For weeks in semiconscious preparation for this day, I’ve been contemplating a thing I’ve come to call “civic suicide.” Not actual suicide, as I still love my family and our dog and playing baseball and golf. I just want to get out of civic life, and all civic talk. I want to go into the woods for a long while. You can call that a “privileged position.” I would only reply, “It’s not a position.” Nor is it what I’m going to wind up doing, in the end, I’m sure. Or what the professional rhetoricians in the community I serve will be doing, either.
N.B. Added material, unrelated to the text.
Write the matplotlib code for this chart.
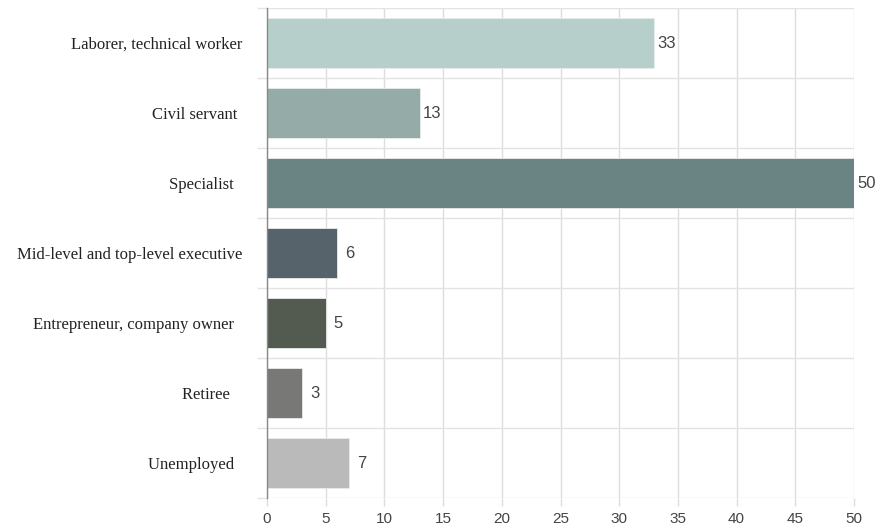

But for today, I relate to my manic-depressive mother’s psychiatrist, in the 1970s. “Dr. R. says he’s been depressed lately, too,” my mother wrote in her journal. “Dr. R. said, ‘Last Thursday, I just didn’t give a shit. I closed the office and went home.'”
I think I’m going to take the dog on a nice long peaceful leisurely walk, to pick up some bloody Mary mix.